Increased job mobility: Of equal importance, the filing of an I-485 adjustment of status application also confers increased job mobility for those who have employment based permanent residence cases. Foreign nationals whose I-485 cases remain pending review with USCIS for more than six months, which is virtually guaranteed if their cases are subject lengthy visa list wait times, may safely change employers without risking their permanent residence cases.

Driver license and social security number: Family members may apply for social security numbers if they have work permit cards. Also, this will make it easier to apply for U.S. driver licenses.

Could everyone benefit under the new system?

Not everyone may benefit under the new system.

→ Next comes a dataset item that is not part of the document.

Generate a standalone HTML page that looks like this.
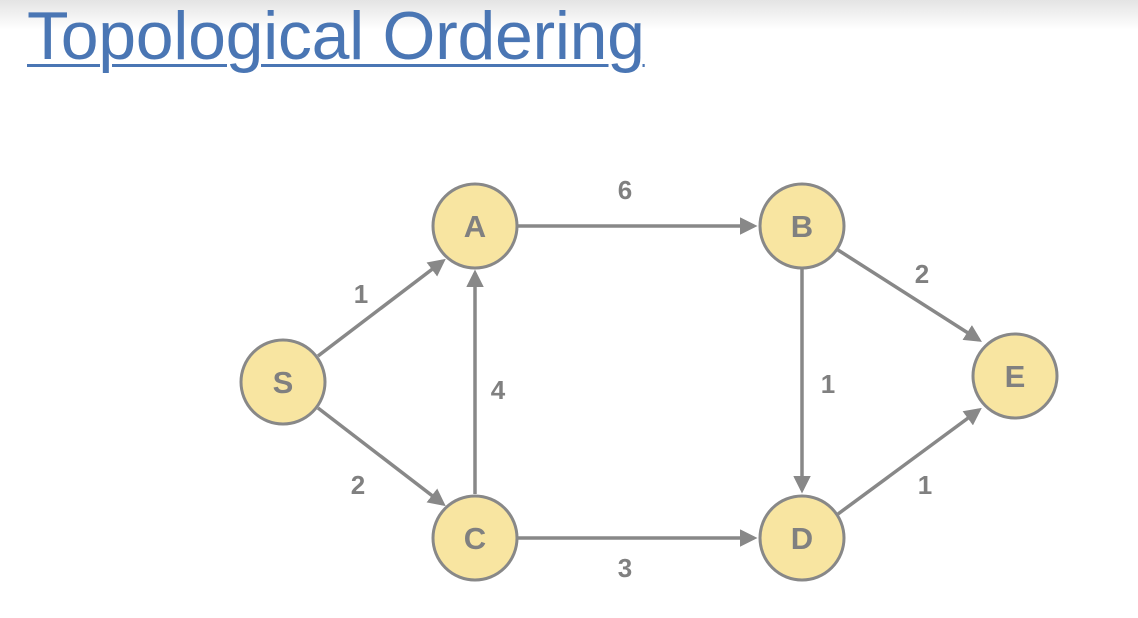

Those with recently filed permanent residence cases have recent priority dates. If their priority dates are not on or earlier than the published filing cutoff date then they will not be eligible to apply for adjustment of status or file immigrant visa applications. They will essentially fall under the old system. Also, USCIS reserves the right to evaluate the number of I-485 adjustment applicants received on a monthly basis and determine whether it would honor the filing cutoff dates published by the Department of State. If USCIS determines that is has receives enough applications, it may revert to the old system and focus only on the final action date.

Why did the government update the October visa bulletin only two weeks after publishing its original version?

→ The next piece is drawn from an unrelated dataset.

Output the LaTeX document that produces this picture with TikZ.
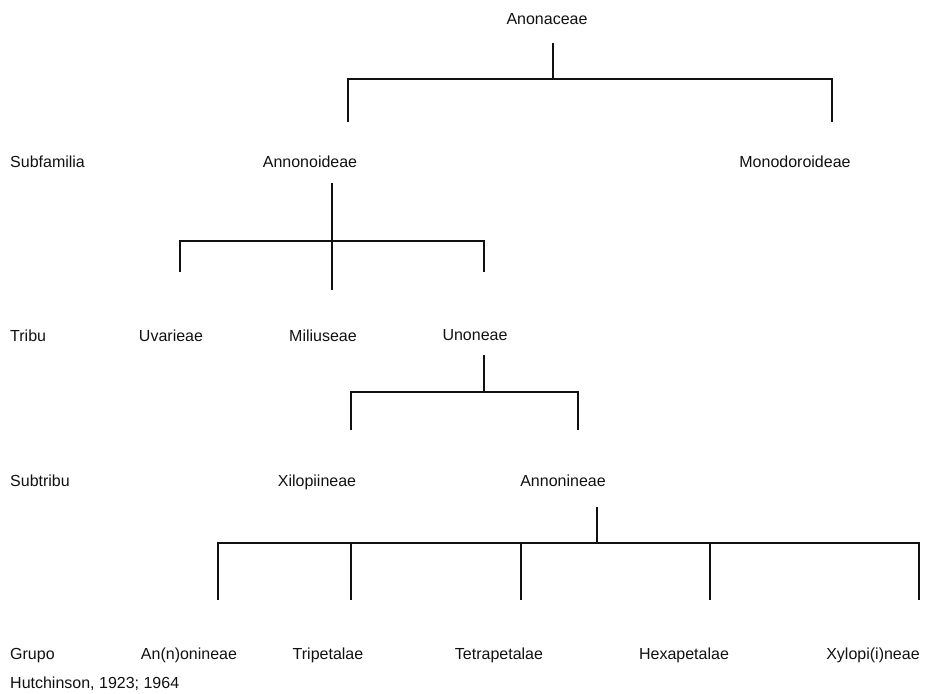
\documentclass[tikz,border=0pt]{standalone}
\usepackage{fontspec}
\setmainfont{Liberation Sans}
\usetikzlibrary{arrows.meta}
\definecolor{inkblack}{HTML}{111111}

\begin{document}
\begin{tikzpicture}[x=1pt, y=-1pt,
  taxon/.style={inkblack, font=\fontsize{16}{19}\selectfont, inner sep=0pt,
    text height=11.5pt, text depth=3.4pt},
  rank/.style={taxon, anchor=west},
  branch/.style={inkblack, line width=1.3pt}]

\useasboundingbox (0,0) rectangle (925,693);

%%% Family
\node[taxon] (anon) at (547,20) {Anonaceae};

% Family -> subfamilies
\coordinate (anonS) at (553,43);
\coordinate (anonJ) at (553,79);
\coordinate (annoidN) at (348,122);
\coordinate (monoN) at (832,122);
\draw[branch] (anonS) -- (anonJ);
\draw[branch] (annoidN) -- (annoidN |- anonJ) -- (monoN |- anonJ) -- (monoN);

%%% Subfamilia
\node[rank] (subfam) at (10,163) {Subfamilia};
\node[taxon] (annoid) at (310,163) {Annonoideae};
\node[taxon] (mono) at (795,163) {Monodoroideae};

% Annonoideae -> tribes
\coordinate (annoidS) at (332,183);
\coordinate (annoidJ) at (332,241);
\coordinate (uvarN) at (180,272);
\coordinate (miliN) at (332,290);
\coordinate (unonN) at (484,272);
\draw[branch] (annoidS) -- (miliN);
\draw[branch] (uvarN) -- (uvarN |- annoidJ) -- (unonN |- annoidJ) -- (unonN);

%%% Tribu
\node[rank] (tribu) at (10,337) {Tribu};
\node[taxon] (uvar) at (171,337) {Uvarieae};
\node[taxon] (mili) at (323,337) {Miliuseae};
\node[taxon] (unon) at (475,336) {Unoneae};

% Unoneae -> subtribes
\coordinate (unonS) at (484,355);
\coordinate (unonJ) at (484,392);
\coordinate (xiloN) at (351,430);
\coordinate (anninN) at (578,430);
\draw[branch] (unonS) -- (unonJ);
\draw[branch] (xiloN) -- (xiloN |- unonJ) -- (anninN |- unonJ) -- (anninN);

%%% Subtribu
\node[rank] (subtribu) at (10,482) {Subtribu};
\node[taxon] (xilo) at (317,482) {Xilopiineae};
\node[taxon] (annin) at (563,482) {Annonineae};

% Annonineae -> groups
\coordinate (anninS) at (597,507);
\coordinate (anninJ) at (597,543);
\draw[branch] (anninS) -- (anninJ);
\draw[branch] (218,600) -- (218,543) -- (919,543) -- (919,600);
\foreach \gx in {351,521,710}
  \draw[branch] (\gx,543) -- (\gx,600);

%%% Grupo
\node[rank] (grupo) at (10,655) {Grupo};
\node[taxon] (annon) at (189,655) {An(n)onineae};
\node[taxon] (tripet) at (328,655) {Tripetalae};
\node[taxon] (tetrapet) at (499,655) {Tetrapetalae};
\node[taxon] (hexapet) at (684,655) {Hexapetalae};
\node[taxon] (xylop) at (873,655) {Xylopi(i)neae};

% Source
\node[rank] (source) at (10,684) {Hutchinson, 1923; 1964};

\end{tikzpicture}
\end{document}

It is undisputed that the U.S. government does not have a clear estimate of how many permanent residence cases are currently pending or are about to be filed with USCIS, and a lot more transparency is needed with the immigrant visa allocation process. A perfect example of this seemingly absurd notion is what happened on September 25, 2015 when the Department of State unexpectedly rolled back most of the filing cutoff dates in the October 2015 visa bulletin, approximately two weeks after releasing the original bulletin and only five days before the start of the October filing period. The EB-2 employment category filing cutoff dates for China and India were rolled back by 1.5 and 2 years, respectively, while the EB-3 filing cutoff date for the Philippines retrogressed by five years! Family based categories were affected as well, with Mexico’s FB-1 and FB-3 rolling back by three months and 1.5 years.

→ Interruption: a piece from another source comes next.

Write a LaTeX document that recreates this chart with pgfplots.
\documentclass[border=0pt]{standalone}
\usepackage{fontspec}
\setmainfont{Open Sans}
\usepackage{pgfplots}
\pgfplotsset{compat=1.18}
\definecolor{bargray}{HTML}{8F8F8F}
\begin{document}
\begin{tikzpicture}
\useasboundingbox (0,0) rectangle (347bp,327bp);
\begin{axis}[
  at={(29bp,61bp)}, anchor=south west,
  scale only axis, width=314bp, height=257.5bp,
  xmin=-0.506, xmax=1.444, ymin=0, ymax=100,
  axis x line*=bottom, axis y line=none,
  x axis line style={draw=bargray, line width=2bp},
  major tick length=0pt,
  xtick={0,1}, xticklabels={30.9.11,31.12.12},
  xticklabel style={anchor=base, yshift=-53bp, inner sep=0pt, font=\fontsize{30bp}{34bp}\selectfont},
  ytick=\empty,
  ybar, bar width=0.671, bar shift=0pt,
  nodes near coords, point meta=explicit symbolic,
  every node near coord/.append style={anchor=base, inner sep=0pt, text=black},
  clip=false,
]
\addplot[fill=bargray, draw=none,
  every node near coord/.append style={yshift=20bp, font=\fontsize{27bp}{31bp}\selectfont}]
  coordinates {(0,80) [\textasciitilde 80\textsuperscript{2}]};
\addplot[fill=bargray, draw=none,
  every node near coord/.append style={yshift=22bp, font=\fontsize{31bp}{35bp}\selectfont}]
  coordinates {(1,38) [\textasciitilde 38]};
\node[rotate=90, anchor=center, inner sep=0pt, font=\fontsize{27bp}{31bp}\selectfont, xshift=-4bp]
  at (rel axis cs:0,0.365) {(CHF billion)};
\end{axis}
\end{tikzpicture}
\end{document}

While the government has not provided any explanation of this drastic last-minute change, made in the 11th hour and without any prior notice, the most likely explanation is that USCIS must have realized in the last moment that they had a lot more pending permanent residence cases than they originally thought and this has caused the government to take such an aggressive action to avoid exceeding the authorized annual permanent residence number quota. This move has affected thousands of permanent residence applicants, who have spent thousands of dollars in reliance on the original visa bulletin, and has triggered a storm of criticism over government incompetence and even a class action lawsuit, asking the courts to compel the government to honor the dates in the original visa bulletin. This situation is still unfolding but one thing is crystal clear: the U.S. government has a lot of work left to do to implement a substantially better way of allocating and predicting permanent residence number quota usage and bring our immigration system in line with the 21st century.